(Input)
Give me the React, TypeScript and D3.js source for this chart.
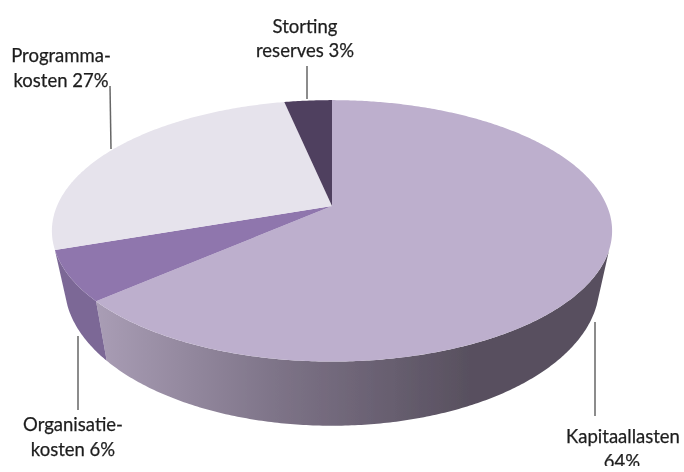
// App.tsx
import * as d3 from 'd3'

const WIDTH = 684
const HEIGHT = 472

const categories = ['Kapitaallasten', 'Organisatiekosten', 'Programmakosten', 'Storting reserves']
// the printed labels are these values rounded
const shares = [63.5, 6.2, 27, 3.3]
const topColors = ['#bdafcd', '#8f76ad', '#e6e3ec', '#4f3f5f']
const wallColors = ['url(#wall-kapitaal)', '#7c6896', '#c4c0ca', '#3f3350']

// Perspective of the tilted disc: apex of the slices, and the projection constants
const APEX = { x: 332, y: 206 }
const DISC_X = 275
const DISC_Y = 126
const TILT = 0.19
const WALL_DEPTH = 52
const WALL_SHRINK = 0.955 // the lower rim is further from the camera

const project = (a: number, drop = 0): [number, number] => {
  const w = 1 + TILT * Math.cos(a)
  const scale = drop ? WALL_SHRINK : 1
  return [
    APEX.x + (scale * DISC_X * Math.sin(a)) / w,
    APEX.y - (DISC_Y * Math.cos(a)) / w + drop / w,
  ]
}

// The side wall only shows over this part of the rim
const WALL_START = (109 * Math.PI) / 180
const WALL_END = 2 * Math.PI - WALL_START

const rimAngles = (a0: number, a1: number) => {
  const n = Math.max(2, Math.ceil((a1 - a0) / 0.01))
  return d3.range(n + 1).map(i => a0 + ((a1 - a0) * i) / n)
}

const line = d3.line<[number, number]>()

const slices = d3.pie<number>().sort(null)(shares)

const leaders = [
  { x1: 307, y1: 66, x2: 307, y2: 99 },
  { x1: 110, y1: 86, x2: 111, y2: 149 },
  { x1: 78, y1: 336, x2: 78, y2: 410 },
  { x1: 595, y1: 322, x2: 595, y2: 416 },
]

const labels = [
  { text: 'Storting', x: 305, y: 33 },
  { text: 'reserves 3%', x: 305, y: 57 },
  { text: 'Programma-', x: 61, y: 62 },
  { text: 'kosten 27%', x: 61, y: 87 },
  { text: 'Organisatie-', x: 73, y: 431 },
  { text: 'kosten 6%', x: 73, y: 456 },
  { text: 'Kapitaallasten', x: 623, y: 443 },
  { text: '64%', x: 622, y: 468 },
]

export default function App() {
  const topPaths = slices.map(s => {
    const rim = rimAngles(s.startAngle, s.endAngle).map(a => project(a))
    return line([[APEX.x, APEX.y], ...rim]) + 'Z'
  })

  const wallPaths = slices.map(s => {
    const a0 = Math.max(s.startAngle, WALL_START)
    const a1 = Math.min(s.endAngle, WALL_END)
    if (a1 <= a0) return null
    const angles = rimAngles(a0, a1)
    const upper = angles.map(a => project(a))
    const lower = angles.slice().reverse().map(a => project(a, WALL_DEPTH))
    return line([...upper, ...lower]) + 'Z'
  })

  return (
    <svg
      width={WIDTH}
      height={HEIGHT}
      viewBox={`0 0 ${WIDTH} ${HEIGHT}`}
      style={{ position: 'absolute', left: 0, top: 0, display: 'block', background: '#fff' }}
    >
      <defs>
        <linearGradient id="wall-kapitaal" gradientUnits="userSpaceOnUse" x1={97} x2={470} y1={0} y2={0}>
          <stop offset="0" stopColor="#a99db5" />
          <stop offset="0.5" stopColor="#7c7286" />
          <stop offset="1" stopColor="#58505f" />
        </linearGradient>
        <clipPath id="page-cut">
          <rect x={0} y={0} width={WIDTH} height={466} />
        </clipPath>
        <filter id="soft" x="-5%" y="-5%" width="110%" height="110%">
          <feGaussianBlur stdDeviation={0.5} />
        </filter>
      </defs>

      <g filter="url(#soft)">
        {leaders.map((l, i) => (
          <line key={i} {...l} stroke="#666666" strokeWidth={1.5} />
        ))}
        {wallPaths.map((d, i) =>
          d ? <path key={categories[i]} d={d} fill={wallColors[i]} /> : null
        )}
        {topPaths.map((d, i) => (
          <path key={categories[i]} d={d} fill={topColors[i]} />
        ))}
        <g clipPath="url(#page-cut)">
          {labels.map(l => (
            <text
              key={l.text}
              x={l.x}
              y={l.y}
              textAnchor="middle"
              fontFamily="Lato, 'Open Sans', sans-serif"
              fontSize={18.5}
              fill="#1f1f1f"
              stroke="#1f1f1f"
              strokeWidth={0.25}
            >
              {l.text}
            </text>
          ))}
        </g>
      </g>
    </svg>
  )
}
* * *
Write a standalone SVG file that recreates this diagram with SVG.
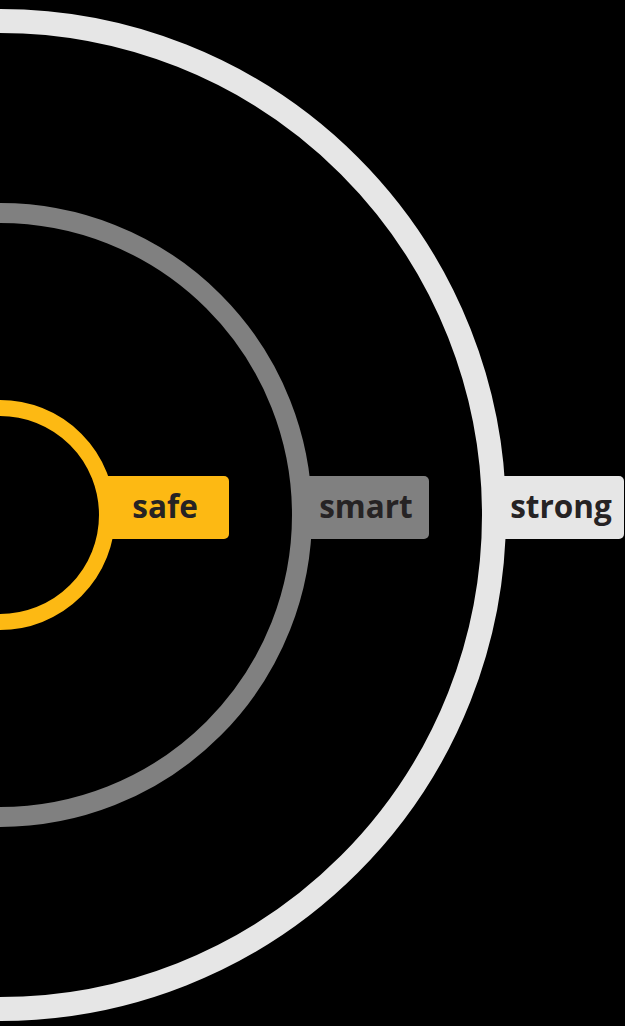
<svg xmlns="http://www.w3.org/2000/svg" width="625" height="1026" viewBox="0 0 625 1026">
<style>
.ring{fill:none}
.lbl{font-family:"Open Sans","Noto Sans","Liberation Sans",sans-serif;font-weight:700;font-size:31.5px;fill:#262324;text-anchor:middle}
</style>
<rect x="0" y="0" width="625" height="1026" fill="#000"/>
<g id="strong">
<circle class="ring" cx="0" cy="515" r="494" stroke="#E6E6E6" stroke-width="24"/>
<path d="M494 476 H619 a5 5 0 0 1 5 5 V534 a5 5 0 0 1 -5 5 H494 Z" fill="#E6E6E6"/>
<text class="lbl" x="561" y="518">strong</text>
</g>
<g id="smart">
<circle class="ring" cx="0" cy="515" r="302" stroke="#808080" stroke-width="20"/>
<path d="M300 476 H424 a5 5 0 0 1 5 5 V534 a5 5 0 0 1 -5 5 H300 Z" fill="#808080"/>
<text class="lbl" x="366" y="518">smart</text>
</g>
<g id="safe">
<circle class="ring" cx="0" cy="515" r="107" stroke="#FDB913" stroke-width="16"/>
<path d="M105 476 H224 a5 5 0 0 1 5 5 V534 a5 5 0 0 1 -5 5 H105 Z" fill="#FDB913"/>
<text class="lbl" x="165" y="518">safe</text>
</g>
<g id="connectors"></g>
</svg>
* * *
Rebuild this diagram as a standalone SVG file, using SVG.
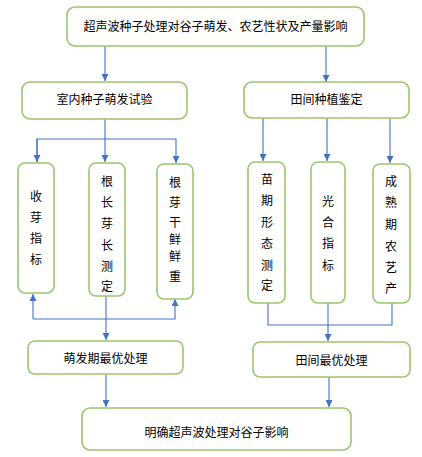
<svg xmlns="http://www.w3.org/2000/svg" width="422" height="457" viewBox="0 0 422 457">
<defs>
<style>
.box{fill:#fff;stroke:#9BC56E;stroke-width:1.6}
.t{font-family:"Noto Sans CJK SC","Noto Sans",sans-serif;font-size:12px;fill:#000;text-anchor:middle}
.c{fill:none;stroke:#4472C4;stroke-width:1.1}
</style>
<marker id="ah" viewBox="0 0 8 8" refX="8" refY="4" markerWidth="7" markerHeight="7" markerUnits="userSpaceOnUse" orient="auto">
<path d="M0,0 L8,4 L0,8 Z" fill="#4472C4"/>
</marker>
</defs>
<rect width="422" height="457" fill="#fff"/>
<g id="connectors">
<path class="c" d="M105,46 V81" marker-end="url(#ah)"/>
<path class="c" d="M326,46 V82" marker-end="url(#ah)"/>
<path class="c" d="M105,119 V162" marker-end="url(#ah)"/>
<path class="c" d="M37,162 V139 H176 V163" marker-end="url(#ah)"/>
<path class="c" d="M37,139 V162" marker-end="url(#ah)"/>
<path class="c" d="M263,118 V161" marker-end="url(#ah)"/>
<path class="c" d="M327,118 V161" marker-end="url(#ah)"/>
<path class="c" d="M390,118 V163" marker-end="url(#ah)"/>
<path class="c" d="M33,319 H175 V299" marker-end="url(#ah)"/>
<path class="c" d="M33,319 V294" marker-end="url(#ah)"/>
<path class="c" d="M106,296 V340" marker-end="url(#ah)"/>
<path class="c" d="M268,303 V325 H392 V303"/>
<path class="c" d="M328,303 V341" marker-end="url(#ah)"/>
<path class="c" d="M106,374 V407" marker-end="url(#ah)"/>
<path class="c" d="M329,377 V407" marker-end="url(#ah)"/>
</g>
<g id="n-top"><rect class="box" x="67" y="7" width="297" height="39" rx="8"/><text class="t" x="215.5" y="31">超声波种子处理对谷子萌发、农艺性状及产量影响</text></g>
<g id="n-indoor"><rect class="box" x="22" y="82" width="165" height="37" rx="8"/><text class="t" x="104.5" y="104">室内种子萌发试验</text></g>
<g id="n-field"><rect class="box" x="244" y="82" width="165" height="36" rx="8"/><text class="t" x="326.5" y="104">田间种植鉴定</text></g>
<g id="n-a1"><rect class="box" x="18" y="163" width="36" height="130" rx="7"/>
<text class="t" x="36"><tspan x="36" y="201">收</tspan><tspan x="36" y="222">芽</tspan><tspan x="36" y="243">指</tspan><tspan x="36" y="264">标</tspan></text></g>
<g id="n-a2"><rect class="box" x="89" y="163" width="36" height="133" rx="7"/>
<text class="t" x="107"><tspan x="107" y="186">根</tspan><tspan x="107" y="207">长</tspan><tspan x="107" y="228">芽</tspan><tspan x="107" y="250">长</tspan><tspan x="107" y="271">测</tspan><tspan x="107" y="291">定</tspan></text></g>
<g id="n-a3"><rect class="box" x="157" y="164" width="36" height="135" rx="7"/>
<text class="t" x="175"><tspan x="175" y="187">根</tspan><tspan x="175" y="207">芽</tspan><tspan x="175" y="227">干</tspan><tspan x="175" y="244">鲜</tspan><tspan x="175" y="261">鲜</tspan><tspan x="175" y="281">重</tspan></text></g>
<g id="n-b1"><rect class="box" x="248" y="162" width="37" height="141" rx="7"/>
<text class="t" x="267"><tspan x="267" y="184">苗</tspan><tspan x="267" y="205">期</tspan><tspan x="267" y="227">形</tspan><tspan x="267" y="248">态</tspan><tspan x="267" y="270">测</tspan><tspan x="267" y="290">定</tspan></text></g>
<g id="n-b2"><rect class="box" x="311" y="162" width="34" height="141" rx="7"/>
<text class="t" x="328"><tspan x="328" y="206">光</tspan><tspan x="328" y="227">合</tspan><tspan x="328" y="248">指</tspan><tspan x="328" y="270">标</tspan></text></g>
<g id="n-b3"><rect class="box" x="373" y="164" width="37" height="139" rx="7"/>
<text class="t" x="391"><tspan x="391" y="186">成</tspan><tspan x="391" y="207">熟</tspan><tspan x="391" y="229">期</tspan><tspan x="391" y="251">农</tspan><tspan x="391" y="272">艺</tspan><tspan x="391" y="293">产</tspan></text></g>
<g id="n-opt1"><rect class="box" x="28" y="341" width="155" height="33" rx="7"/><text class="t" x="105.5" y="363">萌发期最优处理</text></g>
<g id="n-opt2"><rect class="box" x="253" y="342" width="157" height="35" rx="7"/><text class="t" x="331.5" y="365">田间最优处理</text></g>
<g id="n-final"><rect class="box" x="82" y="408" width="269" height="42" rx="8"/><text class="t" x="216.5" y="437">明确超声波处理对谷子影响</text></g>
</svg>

(Given instruction)
Copy each line that contains the word "diagram".

(Result below)
Write a standalone SVG file that recreates this diagram with SVG.
Rebuild this diagram as a standalone SVG file, using SVG.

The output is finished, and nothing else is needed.